In detail
Meditation on the Drifting Stars
"The ebb and flow of the organic and the absoluteness of the eternal." — Robert Hobbs
Meditation on the Drifting Stars simultaneously conveys the transcendent and literal nature of the universe – what art historian Robert Hobbs identified in the work of Richard Pousette-Dart as “the ebb and flow of the organic and the absoluteness of the eternal.” Painted in 1962-63, it was first exhibited at the Betty Parsons Gallery in 1964 alongside other “celestial” abstractions, including Star Space, Ramapo Sky and Sky Presence, Morning. As Anne Collins Goodyear observes, “Developed during the “space age,” the paintings… both anticipate and encompass the era during which science and technology would vault human beings into the cosmic arena—which Pousette-Dart had already envisioned in his art. His testaments to this vast zone, demarcated perhaps by the sorts of liminal boundaries he intuited in his own work, are not illustrations but highly sensitive recordings that convey the pulsating forces flowing around him. The vibrant surfaces… in which light’s potency and volume clarify themselves.”
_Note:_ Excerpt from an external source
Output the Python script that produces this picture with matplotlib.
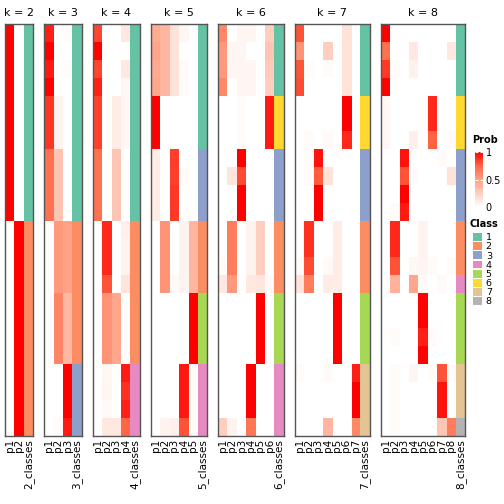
import matplotlib
matplotlib.use('Agg')
import matplotlib.pyplot as plt
import numpy as np
from matplotlib.colors import LinearSegmentedColormap, ListedColormap, BoundaryNorm
from matplotlib.patches import Patch

# class colours (1..8)
class_colors = ['#66C2A5', '#FC8D62', '#8DA0CB', '#E78AC3',
                '#A6D854', '#FFD92F', '#E5C494', '#B3B3B3']
class_labels = ['1', '2', '3', '4', '5', '6', '7', '8']

# membership probabilities, one row per sample (23 samples), one column per class
prob_k2 = [[1, 0]] * 11 + [[0, 1]] * 12
prob_k3 = ([[0.92, 0, 0.02], [1, 0, 0], [0.93, 0, 0.02], [1, 0, 0]]
           + [[0.87, 0.06, 0]] * 3 + [[0.7, 0.3, 0]] * 4
           + [[0, 0.52, 0.48]] * 4 + [[0, 0.62, 0.36]] * 4
           + [[0, 0, 1]] * 3 + [[0, 0.02, 0.93]])
prob_k4 = ([[0.83, 0, 0, 0.12], [1, 0, 0, 0], [0.83, 0, 0, 0.12], [0.92, 0, 0, 0.04]]
           + [[0.84, 0, 0.1, 0.04]] * 3 + [[0.7, 0, 0.3, 0]] * 4
           + [[0, 0.9, 0, 0.08]] + [[0, 0.9, 0, 0.06]] * 2 + [[0, 0.8, 0, 0.14]]
           + [[0, 0.55, 0.45, 0]] * 4
           + [[0, 0.04, 0, 0.93], [0, 0.05, 0, 0.88], [0, 0.03, 0, 0.92], [0, 0.12, 0.12, 0.75]])
prob_k5 = ([[0.43, 0.38, 0.15, 0.04, 0], [0.47, 0.38, 0.15, 0, 0],
            [0.44, 0.38, 0.15, 0.03, 0], [0.45, 0.38, 0.15, 0.02, 0]]
           + [[1, 0, 0, 0, 0]] * 3
           + [[0.1, 0, 0.85, 0, 0], [0.1, 0, 0.84, 0.03, 0]] + [[0.1, 0, 0.86, 0, 0]] * 2
           + [[0, 0.55, 0, 0.06, 0.38]] * 3 + [[0, 0.55, 0.03, 0.06, 0.38]]
           + [[0, 0, 0, 0, 1]] * 4
           + [[0, 0, 0, 0.94, 0.02]] * 3 + [[0, 0.06, 0.08, 0.8, 0.02]])
prob_k6 = ([[0.6, 0, 0.05, 0.05, 0, 0.25], [0.52, 0.05, 0.05, 0, 0, 0.3],
            [0.52, 0.05, 0.05, 0.05, 0, 0.27], [0.6, 0, 0.05, 0.05, 0, 0.25]]
           + [[0, 0, 0.02, 0, 0, 0.93]] * 3
           + [[0, 0, 1, 0, 0, 0], [0, 0.13, 0.82, 0, 0, 0]] + [[0, 0, 1, 0, 0, 0]] * 2
           + [[0, 0.65, 0, 0.06, 0.25, 0]] * 2
           + [[0.02, 0.65, 0, 0.06, 0.25, 0], [0.12, 0.52, 0, 0.12, 0.13, 0.03]]
           + [[0, 0, 0, 0, 1, 0]] * 4
           + [[0, 0, 0, 1, 0, 0]] * 3 + [[0.25, 0.06, 0, 0.68, 0, 0]])
prob_k7 = ([[0.8, 0, 0, 0, 0, 0.15, 0], [0.55, 0, 0, 0.25, 0, 0.15, 0],
            [0.8, 0.02, 0, 0.02, 0, 0.15, 0], [0.82, 0, 0, 0, 0, 0.15, 0]]
           + [[0, 0, 0, 0, 0, 1, 0]] * 2 + [[0, 0.02, 0, 0.03, 0, 0.9, 0]]
           + [[0, 0.02, 0.95, 0, 0, 0, 0], [0, 0.02, 0.78, 0.15, 0, 0, 0]]
           + [[0, 0, 1, 0, 0, 0, 0]] * 2
           + [[0, 0.88, 0, 0, 0.1, 0, 0]] * 2
           + [[0.02, 0.82, 0, 0.03, 0.1, 0, 0], [0.14, 0.65, 0, 0.1, 0.1, 0, 0]]
           + [[0, 0, 0, 0, 1, 0, 0]] * 4
           + [[0.02, 0, 0, 0.03, 0, 0, 0.92]] + [[0, 0, 0, 0, 0, 0, 1]] * 2
           + [[0, 0, 0, 0.38, 0, 0, 0.6]])
prob_k8 = ([[1, 0, 0, 0, 0, 0, 0, 0], [0.7, 0, 0, 0.12, 0, 0, 0, 0.12],
            [0.86, 0.02, 0, 0.07, 0, 0, 0, 0], [1, 0, 0, 0, 0, 0, 0, 0]]
           + [[0.04, 0, 0, 0, 0, 0.9, 0, 0]] * 2 + [[0.04, 0, 0, 0.08, 0, 0.76, 0, 0.03]]
           + [[0, 0, 0.95, 0, 0, 0, 0.02, 0], [0, 0, 0.8, 0.03, 0, 0, 0, 0.15],
              [0, 0, 1, 0, 0, 0, 0, 0], [0, 0.02, 0.93, 0, 0, 0, 0, 0]]
           + [[0, 0.9, 0, 0, 0.06, 0, 0, 0]] * 2
           + [[0, 0.8, 0, 0.04, 0.05, 0.02, 0, 0.02], [0, 0.4, 0, 0.46, 0.03, 0, 0.03, 0]]
           + [[0, 0, 0, 0, 1, 0, 0, 0]] * 2 + [[0, 0.02, 0, 0, 0.92, 0.03, 0, 0]]
           + [[0, 0, 0, 0, 1, 0, 0, 0]]
           + [[0, 0.02, 0, 0.05, 0, 0.02, 0.8, 0.02]] + [[0, 0.02, 0, 0, 0, 0, 0.95, 0]] * 2
           + [[0, 0.02, 0, 0, 0, 0, 0.3, 0.65]])

# assigned class per sample
class_k2 = [1] * 11 + [2] * 12
class_k3 = [1] * 11 + [2] * 8 + [3] * 4
class_k4 = [1] * 11 + [2] * 8 + [4] * 4
class_k5 = [1] * 7 + [3] * 4 + [2] * 4 + [5] * 4 + [4] * 4
class_k6 = [1] * 4 + [6] * 3 + [3] * 4 + [2] * 4 + [5] * 4 + [4] * 4
class_k7 = [1] * 4 + [6] * 3 + [3] * 4 + [2] * 4 + [5] * 4 + [7] * 4
class_k8 = [1] * 4 + [6] * 3 + [3] * 4 + [2] * 3 + [4] + [5] * 4 + [7] * 3 + [8]

ks = [2, 3, 4, 5, 6, 7, 8]
probs = [prob_k2, prob_k3, prob_k4, prob_k5, prob_k6, prob_k7, prob_k8]
classes = [class_k2, class_k3, class_k4, class_k5, class_k6, class_k7, class_k8]

# white -> red, interpolated in LAB like ComplexHeatmap
prob_cmap = LinearSegmentedColormap.from_list(
    'prob', [(0, '#FFFFFF'), (0.25, '#FFCFBF'), (0.5, '#FF9E82'),
             (0.75, '#FF6846'), (1, '#FF0000')])
cls_cmap = ListedColormap(class_colors)
cls_norm = BoundaryNorm(np.arange(0.5, 9.5, 1), cls_cmap.N)

W, H = 504, 504
fig = plt.figure(figsize=(W / 100, H / 100), dpi=100)

def px_axes(x, y, w, h):
    # pixel box (from top-left) -> figure axes
    return fig.add_axes([x / W, 1 - (y + h) / H, w / W, h / H])

colw, gap = 9.34, 11.3
top, bottom = 24, 436
x = 5
for k, pr, cl in zip(ks, probs, classes):
    pr = np.array(pr, dtype=float)
    cl = np.array(cl)[:, None]
    n = pr.shape[0]
    ax = px_axes(x, top, (k + 1) * colw, bottom - top)
    ax.imshow(pr, cmap=prob_cmap, vmin=0, vmax=1, aspect='auto',
              interpolation='nearest', extent=(0, k, n, 0))
    ax.imshow(cl, cmap=cls_cmap, norm=cls_norm, aspect='auto',
              interpolation='nearest', extent=(k, k + 1, n, 0))
    ax.set_xlim(0, k + 1)
    ax.set_ylim(n, 0)
    ax.set_yticks([])
    ax.set_xticks(np.arange(k + 1) + 0.5)
    ax.set_xticklabels(['p%d' % (i + 1) for i in range(k)] + ['%d_classes' % k],
                       rotation=90, fontsize=7.5)
    ax.tick_params(axis='x', length=0, pad=2)
    for s in ax.spines.values():
        s.set_color('#555555')
        s.set_linewidth(1)
    ax.set_title('k = %d' % k, fontsize=8, pad=6)
    x += (k + 1) * colw + gap

# probability colour bar
cax = px_axes(475, 152, 8, 55)
cb = fig.colorbar(plt.cm.ScalarMappable(cmap=prob_cmap, norm=plt.Normalize(0, 1)), cax=cax)
cb.outline.set_visible(False)
cb.set_ticks([0, 0.5, 1])
cb.set_ticklabels(['0', '0.5', '1'])
cax.tick_params(axis='y', direction='in', length=2, width=0.8, color='white',
                left=True, right=True, labelsize=7, pad=2)
fig.text(472 / W, 1 - 140 / H, 'Prob', fontsize=7, fontweight='bold', va='center', ha='left')

# class legend
fig.text(470 / W, 1 - 224 / H, 'Class', fontsize=7, fontweight='bold', va='center', ha='left')
handles = [Patch(facecolor=c, edgecolor='none') for c in class_colors]
leg = fig.legend(handles, class_labels, loc='upper left', bbox_to_anchor=(473 / W, 1 - 233 / H),
                 frameon=False, fontsize=6.8, alignment='left',
                 handlelength=0.9, handleheight=0.9, handletextpad=0.45,
                 labelspacing=0.0, borderpad=0.0, borderaxespad=0)

fig.savefig('out.png', dpi=100)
Such a harmonious approach in Pousette-Dart’s later works is achieved through a masterful interplay of particulars. The elemental components are multitudinous touches of paint and minute lines of ink placed and layered and combined until paintings and drawings resonate as shimmering, unified statements that, in the words of the artist, are “forever resolving and dissolving, growing and decaying, being born and dying, becoming and disappearing; form perceived through millions of points of light.” Often erroneously tethered to Pointillism, Pousette-Dart’s technique instead is entirely intuitive. A more direct corollary is his life-long engagement with photography, wherein the enlarged granular structure of film reveals that “all form is made up of so many points of light and that everything has a molecular structure. Photography was how I got to the point . . . I’m concerned with form and the nature of light, and I find that I can achieve variations in form through many touches of the brush in a way that I can’t with a single stroke of the brush.”
Overall, the light-filled Mediation on the Drifting Stars offers multiple vantages to the concept of space: expanding and converging recessional depth, and sweeping cross-sections of infinitude, both observable and seemingly beyond phenomenological measure. As such, the work can on one hand be understood as a space-age landscape, bereft of a earthly horizon line that situates traditional scale and human proportion – and human psyche – within the unfolding expanse. The slight tilt of blue pigment that bisects the overall composition suggests a galaxy viewed from an acute angle, while various small quasar-like embellishments add to the overall astronomical array.
Yet on the other hand, all of Pousette-Dart’s Presence paintings, of which Meditation on the Drifting Stars is in dialogue, emphasize the process of seeing over the simple identification of external references. The viewer is compelled to shift from an analytic, linear mode of consciousness to a sensory mode that is experiential and intuitive. The meditative act of viewing is a mirror to the act of creating the painting out of many thousands of elemental parts: both are durational and unfold over time. Ultimately for Pousette-Dart, harmonious unity is situated in “a balance just on the edge of awareness, the narrow rim between the conscious and subconscious, a balance between expanding and contracting, between silence and sound.”